→ **Stated problem**: The material below should be written out in full and exactly; pictures stay out of the copy.
#### Supplied information ####
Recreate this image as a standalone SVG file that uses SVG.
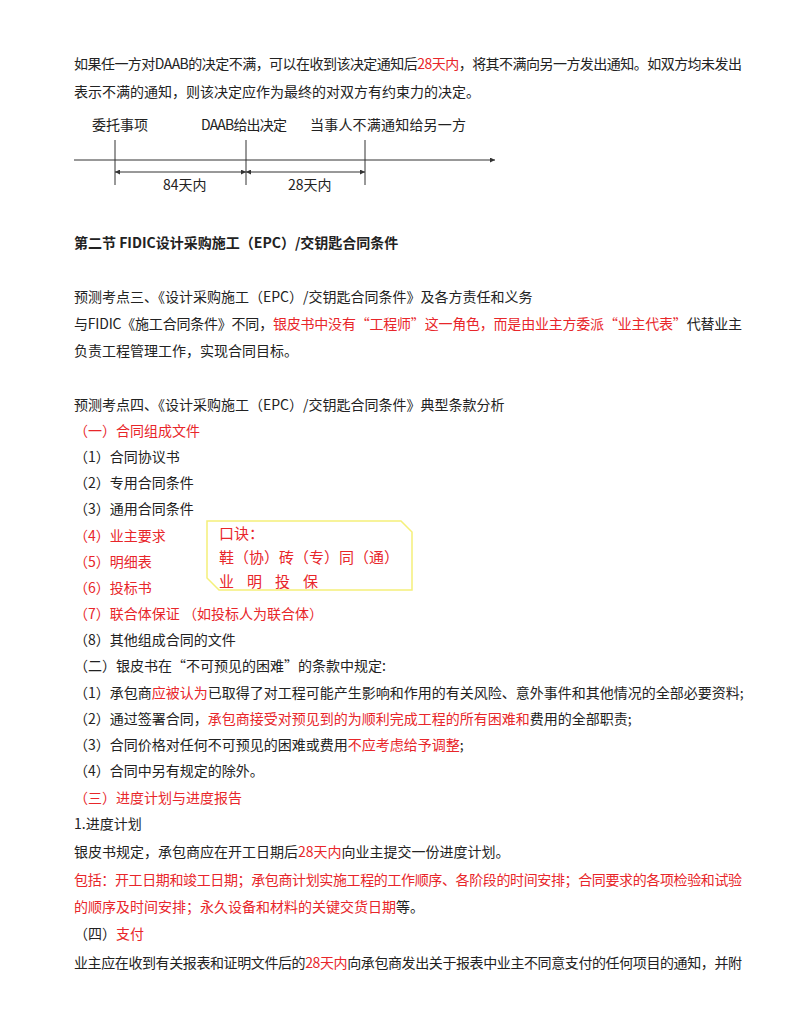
<svg xmlns="http://www.w3.org/2000/svg" width="800" height="1035" viewBox="0 0 800 1035">
<style>
text{font-family:"Noto Sans CJK SC","Noto Sans",sans-serif;font-size:14px;fill:#222}
.r{fill:#e8262a}
.b{font-weight:bold}
.ln{stroke:#333;stroke-width:1;fill:none}
</style>
<defs>
<marker id="a" viewBox="0 0 6 6" refX="6" refY="3" markerWidth="5" markerHeight="5" orient="auto-start-reverse"><path d="M0,0L6,3L0,6z" fill="#333"/></marker>
</defs>
<rect width="800" height="1035" fill="#fff"/>
<text x="74" y="69" textLength="668">如果任一方对DAAB的决定不满，可以在收到该决定通知后<tspan class="r">28天内</tspan>，将其不满向另一方发出通知。如双方均未发出</text>
<text x="74" y="97">表示不满的通知，则该决定应作为最终的对双方有约束力的决定。</text>
<g id="timeline">
<text x="92" y="130" textLength="56">委托事项</text>
<text x="201" y="130" textLength="86">DAAB给出决定</text>
<text x="310" y="130" textLength="156">当事人不满通知给另一方</text>
</g>
<g id="connectors">
<line class="ln" x1="74" y1="160" x2="495" y2="160" marker-end="url(#a)"/>
<line class="ln" x1="115" y1="140" x2="115" y2="185"/>
<line class="ln" x1="246" y1="140" x2="246" y2="185"/>
<line class="ln" x1="365" y1="140" x2="365" y2="185"/>
<line class="ln" x1="115" y1="172" x2="246" y2="172" marker-start="url(#a)" marker-end="url(#a)"/>
<line class="ln" x1="246" y1="172" x2="365" y2="172" marker-start="url(#a)" marker-end="url(#a)"/>
</g>
<text x="163" y="190">84天内</text>
<text x="288" y="190">28天内</text>
<text x="74" y="248" class="b">第二节 FIDIC设计采购施工（EPC）/交钥匙合同条件</text>
<text x="74" y="302">预测考点三、《设计采购施工（EPC）/交钥匙合同条件》及各方责任和义务</text>
<text x="74" y="329" textLength="668">与FIDIC《施工合同条件》不同，<tspan class="r">银皮书中没有“工程师”这一角色，而是由业主方委派“业主代表”</tspan>代替业主</text>
<text x="74" y="356">负责工程管理工作，实现合同目标。</text>
<text x="74" y="410">预测考点四、《设计采购施工（EPC）/交钥匙合同条件》典型条款分析</text>
<text x="74" y="436" class="r">（一）合同组成文件</text>
<text x="74" y="462">（1）合同协议书</text>
<text x="74" y="488">（2）专用合同条件</text>
<text x="74" y="514">（3）通用合同条件</text>
<text x="74" y="541" class="r">（4）业主要求</text>
<text x="74" y="567" class="r">（5）明细表</text>
<text x="74" y="593" class="r">（6）投标书</text>
<text x="74" y="619" class="r">（7）联合体保证 （如投标人为联合体）</text>
<text x="74" y="645">（8）其他组成合同的文件</text>
<g id="callout">
<path d="M207,521H401L412,532V590H219L207,578Z" fill="#fff" stroke="#f5f07a" stroke-width="1.5"/>
<text x="219" y="539" class="r" style="font-size:15px">口诀：</text>
<text x="219" y="563" class="r" style="font-size:15px">鞋（协）砖（专）同（通）</text>
<text x="219" y="587" class="r" style="font-size:15px" letter-spacing="13">业明投保</text>
</g>
<text x="74" y="671">（二）银皮书在“不可预见的困难”的条款中规定:</text>
<text x="74" y="698">（1）承包商<tspan class="r">应被认为</tspan>已取得了对工程可能产生影响和作用的有关风险、意外事件和其他情况的全部必要资料;</text>
<text x="74" y="724">（2）通过签署合同，<tspan class="r">承包商接受对预见到的为顺利完成工程的所有困难和</tspan>费用的全部职责;</text>
<text x="74" y="750">（3）合同价格对任何不可预见的困难或费用<tspan class="r">不应考虑给予调整</tspan>;</text>
<text x="74" y="776">（4）合同中另有规定的除外。</text>
<text x="74" y="803" class="r">（三）进度计划与进度报告</text>
<text x="74" y="829">1.进度计划</text>
<text x="74" y="857">银皮书规定，承包商应在开工日期后<tspan class="r">28天内</tspan>向业主提交一份进度计划。</text>
<text x="74" y="885" class="r" textLength="668">包括：开工日期和竣工日期；承包商计划实施工程的工作顺序、各阶段的时间安排；合同要求的各项检验和试验</text>
<text x="74" y="912"><tspan class="r">的顺序及时间安排；永久设备和材料的关键交货日期</tspan>等。</text>
<text x="74" y="939"><tspan>（四）</tspan><tspan class="r">支付</tspan></text>
<text x="74" y="968" textLength="668">业主应在收到有关报表和证明文件后的<tspan class="r">28天内</tspan>向承包商发出关于报表中业主不同意支付的任何项目的通知，并附</text>
</svg>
####
→ **Reply to the task**:
Recreate this image as a standalone SVG file that uses SVG.
<svg xmlns="http://www.w3.org/2000/svg" width="800" height="1035" viewBox="0 0 800 1035">
<style>
text{font-family:"Noto Sans CJK SC","Noto Sans",sans-serif;font-size:14px;fill:#222}
.r{fill:#e8262a}
.b{font-weight:bold}
.ln{stroke:#333;stroke-width:1;fill:none}
</style>
<defs>
<marker id="a" viewBox="0 0 6 6" refX="6" refY="3" markerWidth="5" markerHeight="5" orient="auto-start-reverse"><path d="M0,0L6,3L0,6z" fill="#333"/></marker>
</defs>
<rect width="800" height="1035" fill="#fff"/>
<text x="74" y="69" textLength="668">如果任一方对DAAB的决定不满，可以在收到该决定通知后<tspan class="r">28天内</tspan>，将其不满向另一方发出通知。如双方均未发出</text>
<text x="74" y="97">表示不满的通知，则该决定应作为最终的对双方有约束力的决定。</text>
<g id="timeline">
<text x="92" y="130" textLength="56">委托事项</text>
<text x="201" y="130" textLength="86">DAAB给出决定</text>
<text x="310" y="130" textLength="156">当事人不满通知给另一方</text>
</g>
<g id="connectors">
<line class="ln" x1="74" y1="160" x2="495" y2="160" marker-end="url(#a)"/>
<line class="ln" x1="115" y1="140" x2="115" y2="185"/>
<line class="ln" x1="246" y1="140" x2="246" y2="185"/>
<line class="ln" x1="365" y1="140" x2="365" y2="185"/>
<line class="ln" x1="115" y1="172" x2="246" y2="172" marker-start="url(#a)" marker-end="url(#a)"/>
<line class="ln" x1="246" y1="172" x2="365" y2="172" marker-start="url(#a)" marker-end="url(#a)"/>
</g>
<text x="163" y="190">84天内</text>
<text x="288" y="190">28天内</text>
<text x="74" y="248" class="b">第二节 FIDIC设计采购施工（EPC）/交钥匙合同条件</text>
<text x="74" y="302">预测考点三、《设计采购施工（EPC）/交钥匙合同条件》及各方责任和义务</text>
<text x="74" y="329" textLength="668">与FIDIC《施工合同条件》不同，<tspan class="r">银皮书中没有“工程师”这一角色，而是由业主方委派“业主代表”</tspan>代替业主</text>
<text x="74" y="356">负责工程管理工作，实现合同目标。</text>
<text x="74" y="410">预测考点四、《设计采购施工（EPC）/交钥匙合同条件》典型条款分析</text>
<text x="74" y="436" class="r">（一）合同组成文件</text>
<text x="74" y="462">（1）合同协议书</text>
<text x="74" y="488">（2）专用合同条件</text>
<text x="74" y="514">（3）通用合同条件</text>
<text x="74" y="541" class="r">（4）业主要求</text>
<text x="74" y="567" class="r">（5）明细表</text>
<text x="74" y="593" class="r">（6）投标书</text>
<text x="74" y="619" class="r">（7）联合体保证 （如投标人为联合体）</text>
<text x="74" y="645">（8）其他组成合同的文件</text>
<g id="callout">
<path d="M207,521H401L412,532V590H219L207,578Z" fill="#fff" stroke="#f5f07a" stroke-width="1.5"/>
<text x="219" y="539" class="r" style="font-size:15px">口诀：</text>
<text x="219" y="563" class="r" style="font-size:15px">鞋（协）砖（专）同（通）</text>
<text x="219" y="587" class="r" style="font-size:15px" letter-spacing="13">业明投保</text>
</g>
<text x="74" y="671">（二）银皮书在“不可预见的困难”的条款中规定:</text>
<text x="74" y="698">（1）承包商<tspan class="r">应被认为</tspan>已取得了对工程可能产生影响和作用的有关风险、意外事件和其他情况的全部必要资料;</text>
<text x="74" y="724">（2）通过签署合同，<tspan class="r">承包商接受对预见到的为顺利完成工程的所有困难和</tspan>费用的全部职责;</text>
<text x="74" y="750">（3）合同价格对任何不可预见的困难或费用<tspan class="r">不应考虑给予调整</tspan>;</text>
<text x="74" y="776">（4）合同中另有规定的除外。</text>
<text x="74" y="803" class="r">（三）进度计划与进度报告</text>
<text x="74" y="829">1.进度计划</text>
<text x="74" y="857">银皮书规定，承包商应在开工日期后<tspan class="r">28天内</tspan>向业主提交一份进度计划。</text>
<text x="74" y="885" class="r" textLength="668">包括：开工日期和竣工日期；承包商计划实施工程的工作顺序、各阶段的时间安排；合同要求的各项检验和试验</text>
<text x="74" y="912"><tspan class="r">的顺序及时间安排；永久设备和材料的关键交货日期</tspan>等。</text>
<text x="74" y="939"><tspan>（四）</tspan><tspan class="r">支付</tspan></text>
<text x="74" y="968" textLength="668">业主应在收到有关报表和证明文件后的<tspan class="r">28天内</tspan>向承包商发出关于报表中业主不同意支付的任何项目的通知，并附</text>
</svg>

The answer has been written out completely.